- PROMPT
Make an exact copy of the lines, leaving the pictures out.

▼

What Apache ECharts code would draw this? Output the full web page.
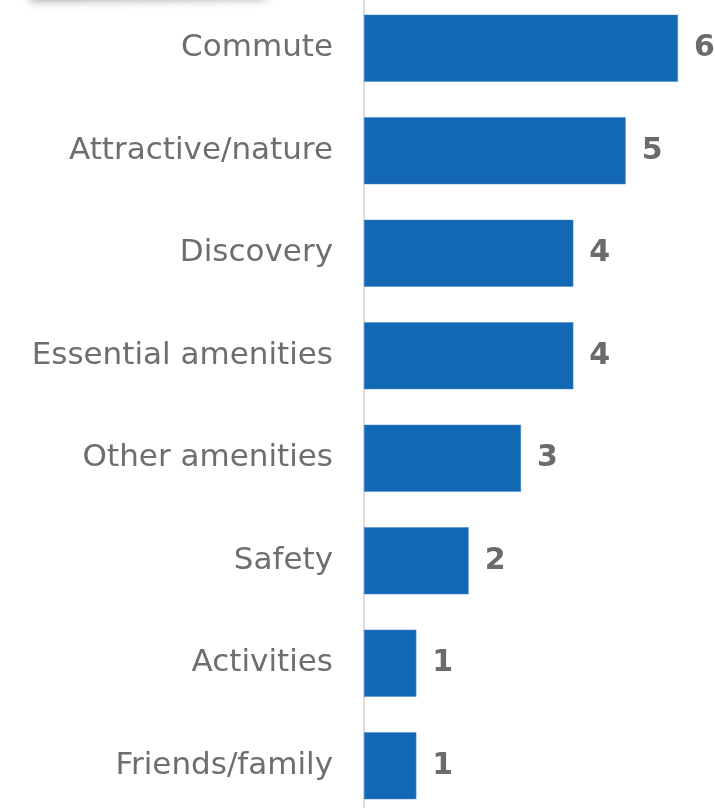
<!DOCTYPE html>
<html>
<head>
<meta charset="utf-8">
<script src="https://cdn.jsdelivr.net/npm/echarts@6/dist/echarts.min.js"></script>
<style>
  html, body { margin: 0; padding: 0; background: #ffffff; overflow: hidden; }
  /* the plot runs a little past the window's top and bottom edges */
  #chart { position: absolute; left: 0; top: -3px; width: 715px; height: 820px; }
</style>
</head>
<body>
<div id="chart"></div>
<script>
// Reasons given, most frequent first
const categories = [
  'Commute',
  'Attractive/nature',
  'Discovery',
  'Essential amenities',
  'Other amenities',
  'Safety',
  'Activities',
  'Friends/family'
];
const counts = [6, 5, 4, 4, 3, 2, 1, 1];

const chart = echarts.init(document.getElementById('chart'), null, { renderer: 'canvas' });

chart.setOption({
  backgroundColor: '#ffffff',
  animation: false,
  grid: { left: 364, right: 37, top: 0, bottom: 0, containLabel: false },
  xAxis: {
    type: 'value',
    min: 0,
    max: 6,
    show: false
  },
  yAxis: {
    type: 'category',
    data: categories,
    inverse: true,
    axisLine: { show: true, lineStyle: { color: '#dcdcdc', width: 2 } },
    axisTick: { show: false },
    splitLine: { show: false },
    axisLabel: {
      margin: 31,
      color: '#6d6e71',
      fontFamily: 'DejaVu Sans, Verdana, sans-serif',
      fontSize: 31,
      padding: [4, 0, 0, 0]
    }
  },
  series: [{
    type: 'bar',
    data: counts,
    barCategoryGap: '34.6%',
    itemStyle: { color: '#1368b3', borderColor: '#4a8bc8', borderWidth: 0.5 },
    label: {
      show: true,
      position: 'right',
      distance: 16,
      color: '#6b6b6e',
      fontFamily: 'DejaVu Sans, Verdana, sans-serif',
      fontWeight: 'bold',
      fontSize: 30,
      padding: [4, 0, 0, 0]
    }
  }],
  graphic: [{
    // soft drop shadow of a panel sitting just above the chart
    type: 'rect',
    left: 28,
    top: -41,
    shape: { width: 240, height: 40, r: 6 },
    rotation: 0.01,
    style: {
      fill: '#ffffff',
      shadowBlur: 10,
      shadowOffsetY: 3,
      shadowColor: 'rgba(0,0,0,0.35)'
    },
    z: 100
  }]
});
</script>
</body>
</html>
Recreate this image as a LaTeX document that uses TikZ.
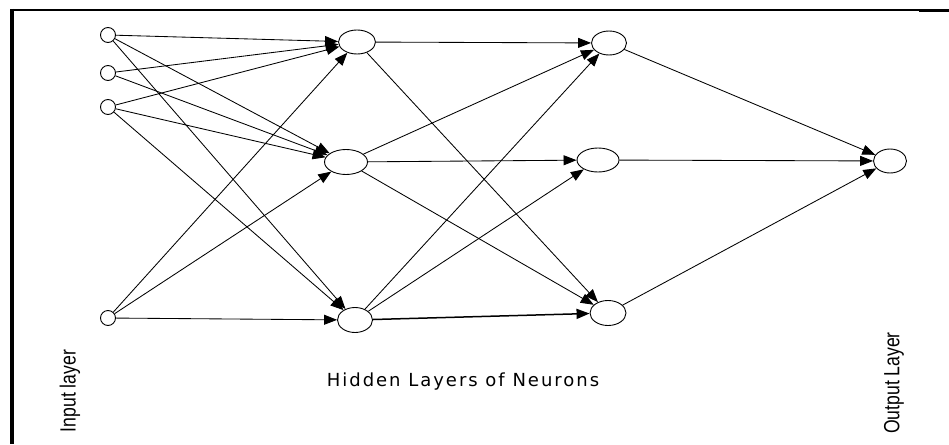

▲

- COMPLETE RESPONSE
What Apache ECharts code would draw this? Output the full web page.
<!DOCTYPE html>
<html>
<head>
<meta charset="utf-8">
<script src="https://cdn.jsdelivr.net/npm/echarts@6/dist/echarts.min.js"></script>
<style>
  html, body { margin: 0; padding: 0; background: #ffffff; overflow: hidden; }
  /* the plot runs a little past the window's top and bottom edges */
  #chart { position: absolute; left: 0; top: -3px; width: 715px; height: 820px; }
</style>
</head>
<body>
<div id="chart"></div>
<script>
// Reasons given, most frequent first
const categories = [
  'Commute',
  'Attractive/nature',
  'Discovery',
  'Essential amenities',
  'Other amenities',
  'Safety',
  'Activities',
  'Friends/family'
];
const counts = [6, 5, 4, 4, 3, 2, 1, 1];

const chart = echarts.init(document.getElementById('chart'), null, { renderer: 'canvas' });

chart.setOption({
  backgroundColor: '#ffffff',
  animation: false,
  grid: { left: 364, right: 37, top: 0, bottom: 0, containLabel: false },
  xAxis: {
    type: 'value',
    min: 0,
    max: 6,
    show: false
  },
  yAxis: {
    type: 'category',
    data: categories,
    inverse: true,
    axisLine: { show: true, lineStyle: { color: '#dcdcdc', width: 2 } },
    axisTick: { show: false },
    splitLine: { show: false },
    axisLabel: {
      margin: 31,
      color: '#6d6e71',
      fontFamily: 'DejaVu Sans, Verdana, sans-serif',
      fontSize: 31,
      padding: [4, 0, 0, 0]
    }
  },
  series: [{
    type: 'bar',
    data: counts,
    barCategoryGap: '34.6%',
    itemStyle: { color: '#1368b3', borderColor: '#4a8bc8', borderWidth: 0.5 },
    label: {
      show: true,
      position: 'right',
      distance: 16,
      color: '#6b6b6e',
      fontFamily: 'DejaVu Sans, Verdana, sans-serif',
      fontWeight: 'bold',
      fontSize: 30,
      padding: [4, 0, 0, 0]
    }
  }],
  graphic: [{
    // soft drop shadow of a panel sitting just above the chart
    type: 'rect',
    left: 28,
    top: -41,
    shape: { width: 240, height: 40, r: 6 },
    rotation: 0.01,
    style: {
      fill: '#ffffff',
      shadowBlur: 10,
      shadowOffsetY: 3,
      shadowColor: 'rgba(0,0,0,0.35)'
    },
    z: 100
  }]
});
</script>
</body>
</html>
Recreate this image as a LaTeX document that uses TikZ.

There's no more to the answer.